Утром был свет, когда я открыл глаза. За окном падал снег и, клянусь, у меня первой возникла мысль о том, сколько же его нападало за ночь, и совсем не о том: а не проснулся ли я рядом с мертвецом. Потом я почувствовал дыхание Влады, ее руки-ноги, закинутые на меня. И все равно - ни хрена я не вспомнил о раненом, лежавшем от меня бесконечно далеко, через горы и долины Владкиного тела. Она сопела мне в ухо. Счастливая, блуждала в недостижимой для всех реальности. Она согласилась бы остаться там навсегда – точно знаю. А я? Согласился бы так лежать вечно, слушая музыку ее ничего-не подозревающего сопения?..
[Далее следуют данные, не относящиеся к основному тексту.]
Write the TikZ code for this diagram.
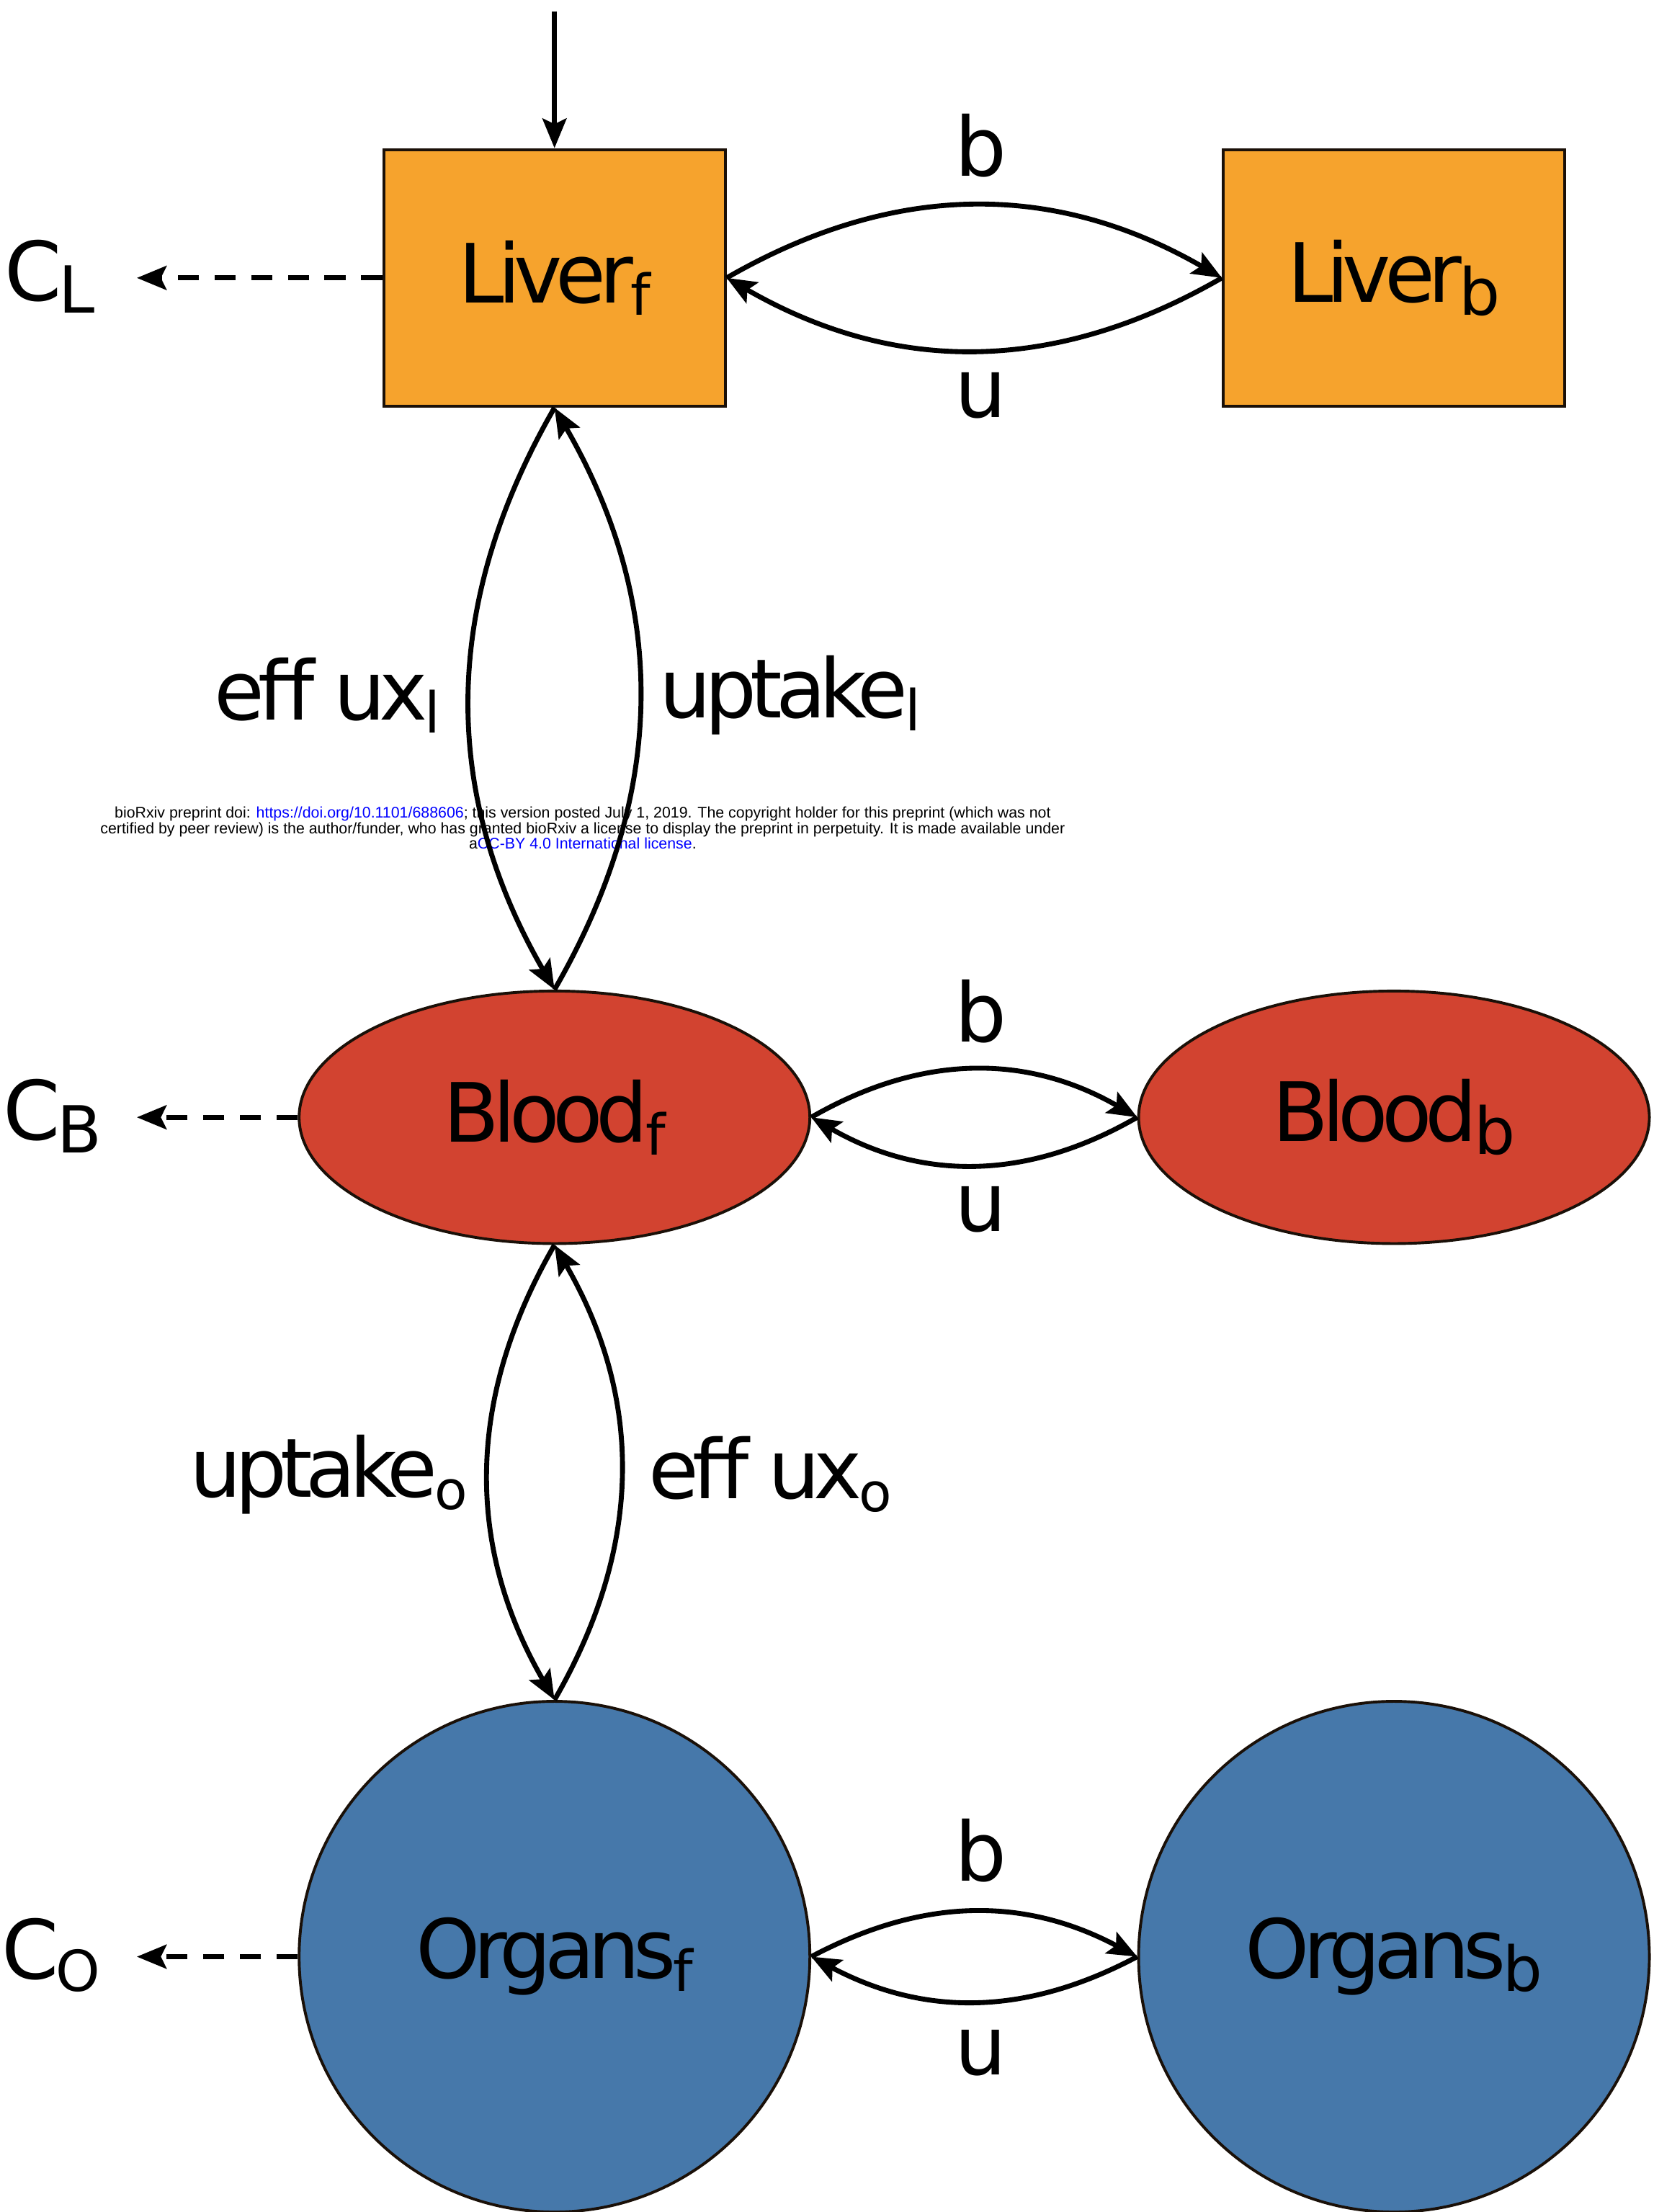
\documentclass[tikz,border=0pt]{standalone}
\usepackage{fontspec}
\setmainfont{Liberation Sans}
\newfontfamily\dv[LetterSpace=-8]{DejaVu Sans}
\usetikzlibrary{shapes.geometric,arrows.meta}
\definecolor{liverc}{HTML}{F6A32D}
\definecolor{bloodc}{HTML}{D24330}
\definecolor{organc}{HTML}{4678AA}
\definecolor{linkc}{HTML}{0000FF}
\definecolor{edgec}{HTML}{1A1008}
\newcommand\sbs[2][46]{{\fontsize{#1}{#1}\selectfont\kern-2pt\raisebox{-9pt}{#2}}}
\tikzset{
  big/.style={font=\dv\fontsize{58}{58}\selectfont, inner sep=0pt},
  comp/.style={big, draw=edgec, line width=2pt},
  liverbox/.style={comp, rectangle, fill=liverc, minimum width=242pt, minimum height=182pt},
  bloodbox/.style={comp, ellipse, fill=bloodc, minimum width=362pt, minimum height=179pt},
  organbox/.style={comp, circle, fill=organc, minimum size=362pt},
  flow/.style={line width=3.5pt, -{Stealth[length=21pt,width=17pt,inset=4pt]}},
  outflow/.style={line width=3.5pt, dash pattern=on 15pt off 11pt, -{Stealth[length=21pt,width=17pt,inset=4pt]}},
  lbl/.style={big}
}
\begin{document}
\begin{tikzpicture}[x=1pt,y=1pt]
\useasboundingbox (0,0) rectangle (1172,-1568);
\fill[white] (0,0) rectangle (1172,-1568);

% compartments
\node[liverbox] (Lf) at (393,-197) {Liver\sbs[40]{f}};
\node[liverbox] (Lb) at (988,-197) {Liver\sbs{b}};
\node[bloodbox] (Bf) at (393,-792) {Blood\sbs[40]{f}};
\node[bloodbox] (Bb) at (988,-792) {Blood\sbs{b}};
\node[organbox] (Of) at (393,-1387) {Organs\sbs[40]{f}};
\node[organbox] (Ob) at (988,-1387) {Organs\sbs[44]{b}};

% clearance labels
\node[big, anchor=west] (CL) at (3,-196) {C\sbs{L}};
\node[big, anchor=west] (CB) at (2,-791) {C\sbs{B}};
\node[big, anchor=west] (CO) at (1,-1386) {C\sbs[40]{O}};

% rate labels
\node[lbl] (bL) at (695,-103) {b};
\node[lbl] (uL) at (695,-280) {u};
\node[lbl] (bB) at (695,-717) {b};
\node[lbl] (uB) at (695,-857) {u};
\node[lbl] (bO) at (695,-1312) {b};
\node[lbl] (uO) at (695,-1455) {u};
\node[lbl] (effl) at (232,-493) {eff ux\sbs[40]{l}};
\node[lbl] (upl) at (560,-493) {uptake\sbs[40]{l}};
\node[lbl] (upo) at (233,-1045) {uptake\sbs[38]{o}};
\node[lbl] (effo) at (546,-1045) {eff ux\sbs[38]{o}};

% preprint notice
\node[align=center, font=\fontsize{10.9}{11}\selectfont, inner sep=0pt] (note) at (413,-587)
 {bioRxiv preprint doi: \textcolor{linkc}{https://doi.org/10.1101/688606}; this version posted July 1, 2019. The copyright holder for this preprint (which was not\\
 certified by peer review) is the author/funder, who has granted bioRxiv a license to display the preprint in perpetuity. It is made available under\\
 a\textcolor{linkc}{CC-BY 4.0 International license}.};

% input
\coordinate (in) at (393,-8);
\draw[flow] (in) -- (Lf.north);

% clearance arrows
\coordinate (CLe) at (97,-197);
\coordinate (CBe) at (97,-792);
\coordinate (COe) at (97,-1387);
\draw[outflow] (Lf.west) -- (CLe);
\draw[outflow] (Bf.west) -- (CBe);
\draw[outflow] (Of.west) -- (COe);

% binding / unbinding
\draw[flow] (Lf.east) to[bend left=30] (Lb.west);
\draw[flow] (Lb.west) to[bend left=30] (Lf.east);
\draw[flow] (Bf.east) to[bend left=30] (Bb.west);
\draw[flow] (Bb.west) to[bend left=30] (Bf.east);
\draw[flow] (Of.east) to[bend left=28] (Ob.west);
\draw[flow] (Ob.west) to[bend left=28] (Of.east);

% transport
\draw[flow] (Lf.south) to[bend right=30] (Bf.north);
\draw[flow] (Bf.north) to[bend right=30] (Lf.south);
\draw[flow] (Bf.south) to[bend right=30] (Of.north);
\draw[flow] (Of.north) to[bend right=30] (Bf.south);
\end{tikzpicture}
\end{document}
Придет же такая хрень в голову. Полежишь вот так пару ночей рядом с девчонкой и заразишься розовыми соплями.
Кир застонал. Тогда я вспомнил о нем. Осторожно сдвинул с себя конечности Влады и выкатился с кровати на пол.
– Макс, мне больно, - услышал я.
Кир выглядел бледным, изможденным. На лбу блестела испарина.
– Очень больно, - сказал он, облизнув потрескавшиеся губы. – Что-нибудь… можно сделать?
Я кивнул. Пошел в соседнюю комнату набираться опыта в медицинском справочнике. За моей спиной заворочалась Влада.
Если верить медицинским терминам, ближайший день покажет, выживет ли наш Кир. С градусником, бинтами, я не спеша применил к нему наспех полученные знания. Температура осталась высокой, но рана – на мой взгляд – затянулась неприятными на вид серо-багровыми пятнами. Я вколол ему все, что придумали вкалывать в подобных случаях умные люди, веками занимавшиеся врачеванием. Есть парень не стал, только выпил чаю, постанывая, бросая на нас с Владой - неприлично здоровых – полные страдальческой потусторонности взгляды.
– А вам не кажется, что мы похоронили не того… не ту, - чуть позже он высказал вслух мысль, продуманную мною.
– Как тебя угораздило? Чего ты вообще куда-то поперся? – сжимая в руке чашку с растворимым кофе, мягко наехала на раненного Влада.
– Просто вышел… прогуляться. Было красиво.
– Прогулялся? Не мог меня дождаться? Вместе бы…
– И что? – усмехнулся я. – Ты бы его защитила? Вместе бы. Да теперь вместо одного простреленного мы имели бы двух! В лучшем случае.
– А в худшем-то что? – насупилась Влада.